If parameters are correlated then MCMC can fail as explained in the Key Points section.
# Extracting our parameters from the MCMC output and save it as a new data frame
modSims <- rstan::extract(mod)
str(modSims)
## List of 3
## $ beta : num [1:2500, 1:2] 1.82 1.32 -2.05 4.97 1.93 ...
## ..- attr(*, "dimnames")=List of 2
## .. ..$ iterations: NULL
## .. ..$ : NULL
## $ sigma: num [1:2500(1d)] 8.47 11.16 9.81 10.65 10.05 ...
## ..- attr(*, "dimnames")=List of 1
## .. ..$ iterations: NULL
## $ lp__ : num [1:2500(1d)] -157 -157 -157 -156 -156 ...
## ..- attr(*, "dimnames")=List of 1
## .. ..$ iterations: NULL
# Scatter plots of parameters to look for correlations
plot(modSims$beta[,1], modSims$beta[,2], xlab="beta_0", ylab="beta_1")
plot(modSims$beta[,1], modSims$sigma, xlab="beta_0", ylab="sigma")
plot(modSims$beta[,2], modSims$sigma, xlab="beta_1", ylab="sigma")
There seems to be a correlation between the intercept parameter \(\beta_0\) and the slope parameter \(\beta_1\). This is not ideal, and there are ways to deal with this issue (this will be discussed in Advanced Bayesian model example). Thankfully, the \(\sigma\) parameter does not correlate with any of the other parameters.
Normally, we would perform a prior sensitity analysis to see whether the posterior distributions are influenced by the defined prior distributions and maybe modify our priors accordingly until we are fully satisfied with our model (and repeating steps 1-7).
Now that we have our joint posterior distribution \(p(\theta | y)\) we can perform Bayesian inference much like in the previous seminar session (based on similar code).
newData <- data.frame(x=seq(min(Loyn$ALT), max(Loyn$ALT), by=0.1))
newMatrix <- model.matrix(~x, newData)
b <- apply(modSims$beta, 2, mean)
newData$mod <- newMatrix %*% b
nsim <- nrow(modSims$beta)
fitmat <- matrix(ncol=nsim, nrow=nrow(newData))
for(i in 1:nsim){
fitmat[,i] <- newMatrix %*% modSims$beta[i,]
}
# 95% CrI lines
newData$fitupper <- apply(fitmat, 1, quantile, prob=0.975)
newData$fitlower <- apply(fitmat, 1, quantile, prob=0.025)
# Linear regression
linearModel <- lm(ABUND ~ ALT, Loyn)
plot(Loyn$ALT,Loyn$ABUND, pch=16, las=1, cex.lab=1.2, xlab="Mean altitude of a patch", ylab="Density of birds in a patch")

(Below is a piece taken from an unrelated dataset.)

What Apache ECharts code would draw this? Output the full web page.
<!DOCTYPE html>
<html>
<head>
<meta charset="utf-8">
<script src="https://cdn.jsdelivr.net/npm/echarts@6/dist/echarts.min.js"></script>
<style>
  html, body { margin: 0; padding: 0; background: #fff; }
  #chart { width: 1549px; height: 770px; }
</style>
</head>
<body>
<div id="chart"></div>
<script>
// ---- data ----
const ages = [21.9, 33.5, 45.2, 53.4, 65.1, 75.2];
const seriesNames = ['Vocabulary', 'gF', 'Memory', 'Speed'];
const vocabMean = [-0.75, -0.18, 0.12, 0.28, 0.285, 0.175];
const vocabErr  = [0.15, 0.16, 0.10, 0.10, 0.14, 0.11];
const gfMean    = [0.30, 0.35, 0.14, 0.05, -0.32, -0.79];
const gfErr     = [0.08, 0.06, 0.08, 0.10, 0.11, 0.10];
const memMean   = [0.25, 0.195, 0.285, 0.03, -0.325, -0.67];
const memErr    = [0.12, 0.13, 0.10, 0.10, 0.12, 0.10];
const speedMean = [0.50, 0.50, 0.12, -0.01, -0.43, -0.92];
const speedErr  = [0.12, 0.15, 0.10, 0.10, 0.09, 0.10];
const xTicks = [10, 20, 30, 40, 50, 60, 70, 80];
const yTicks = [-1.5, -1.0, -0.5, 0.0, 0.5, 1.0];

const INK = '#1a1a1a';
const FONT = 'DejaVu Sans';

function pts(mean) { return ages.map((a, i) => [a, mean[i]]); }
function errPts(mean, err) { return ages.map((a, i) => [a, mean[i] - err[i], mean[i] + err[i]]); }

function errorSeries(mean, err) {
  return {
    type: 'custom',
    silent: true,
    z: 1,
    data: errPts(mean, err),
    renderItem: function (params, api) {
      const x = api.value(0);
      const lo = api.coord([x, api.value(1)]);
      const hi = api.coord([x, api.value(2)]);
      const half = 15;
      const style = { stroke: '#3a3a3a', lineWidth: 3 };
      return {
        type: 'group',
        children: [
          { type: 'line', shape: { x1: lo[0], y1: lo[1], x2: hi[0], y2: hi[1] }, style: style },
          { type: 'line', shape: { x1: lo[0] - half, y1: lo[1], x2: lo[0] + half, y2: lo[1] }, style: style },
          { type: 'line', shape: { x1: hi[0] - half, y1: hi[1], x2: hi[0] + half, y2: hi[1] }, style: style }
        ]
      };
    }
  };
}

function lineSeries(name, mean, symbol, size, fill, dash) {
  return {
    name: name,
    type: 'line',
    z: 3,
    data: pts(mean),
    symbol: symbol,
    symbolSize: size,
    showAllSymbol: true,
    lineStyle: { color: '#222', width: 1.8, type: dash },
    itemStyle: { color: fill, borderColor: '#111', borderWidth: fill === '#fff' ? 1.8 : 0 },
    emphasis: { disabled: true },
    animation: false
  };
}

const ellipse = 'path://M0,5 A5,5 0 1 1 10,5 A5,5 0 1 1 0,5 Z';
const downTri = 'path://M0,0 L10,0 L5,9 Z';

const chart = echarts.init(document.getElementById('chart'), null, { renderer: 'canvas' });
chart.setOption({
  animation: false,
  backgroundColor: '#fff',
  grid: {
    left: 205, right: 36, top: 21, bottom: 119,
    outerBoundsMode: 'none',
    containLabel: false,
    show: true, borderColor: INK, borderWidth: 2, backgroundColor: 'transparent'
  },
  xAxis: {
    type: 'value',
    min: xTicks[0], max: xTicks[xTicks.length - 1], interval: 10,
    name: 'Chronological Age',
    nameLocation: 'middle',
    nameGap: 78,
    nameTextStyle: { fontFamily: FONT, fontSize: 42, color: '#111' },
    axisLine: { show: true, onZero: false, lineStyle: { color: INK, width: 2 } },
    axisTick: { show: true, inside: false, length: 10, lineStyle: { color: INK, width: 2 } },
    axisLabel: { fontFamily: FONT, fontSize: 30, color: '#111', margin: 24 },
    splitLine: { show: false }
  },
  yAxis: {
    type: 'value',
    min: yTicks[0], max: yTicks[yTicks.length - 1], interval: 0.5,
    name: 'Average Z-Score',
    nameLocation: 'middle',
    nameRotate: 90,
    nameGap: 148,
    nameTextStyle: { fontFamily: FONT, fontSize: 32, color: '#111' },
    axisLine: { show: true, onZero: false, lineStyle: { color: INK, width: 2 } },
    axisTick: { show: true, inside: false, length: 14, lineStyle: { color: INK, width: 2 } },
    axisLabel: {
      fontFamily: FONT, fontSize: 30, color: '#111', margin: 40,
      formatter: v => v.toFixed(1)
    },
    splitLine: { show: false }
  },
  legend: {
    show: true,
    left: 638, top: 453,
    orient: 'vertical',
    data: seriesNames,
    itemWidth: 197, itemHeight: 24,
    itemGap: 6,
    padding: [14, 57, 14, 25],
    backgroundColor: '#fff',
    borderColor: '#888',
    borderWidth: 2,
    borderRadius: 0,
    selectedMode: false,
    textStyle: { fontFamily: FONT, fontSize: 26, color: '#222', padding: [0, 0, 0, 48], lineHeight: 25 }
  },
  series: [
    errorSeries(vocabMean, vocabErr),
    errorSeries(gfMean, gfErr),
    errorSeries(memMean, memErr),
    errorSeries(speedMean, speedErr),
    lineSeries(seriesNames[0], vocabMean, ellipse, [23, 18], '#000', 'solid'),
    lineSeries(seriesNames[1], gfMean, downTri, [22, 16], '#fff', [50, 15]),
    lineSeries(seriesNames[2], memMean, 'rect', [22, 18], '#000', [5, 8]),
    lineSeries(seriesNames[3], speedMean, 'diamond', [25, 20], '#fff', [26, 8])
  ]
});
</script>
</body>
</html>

abline(linearModel, lw=2) # Linear regression line
lines(newData$x, newData$fitupper, lty=3)
lines(newData$x, newData$fitlower, lty=3)
The regression line (solid) is supposed to act as a reference for the 95% CrI (dashed lines) obtained with prior information when comparing it with the CrI obtained with uniform priors in the previous seminar. The results using non-uniform priors differ only slightly, as expected.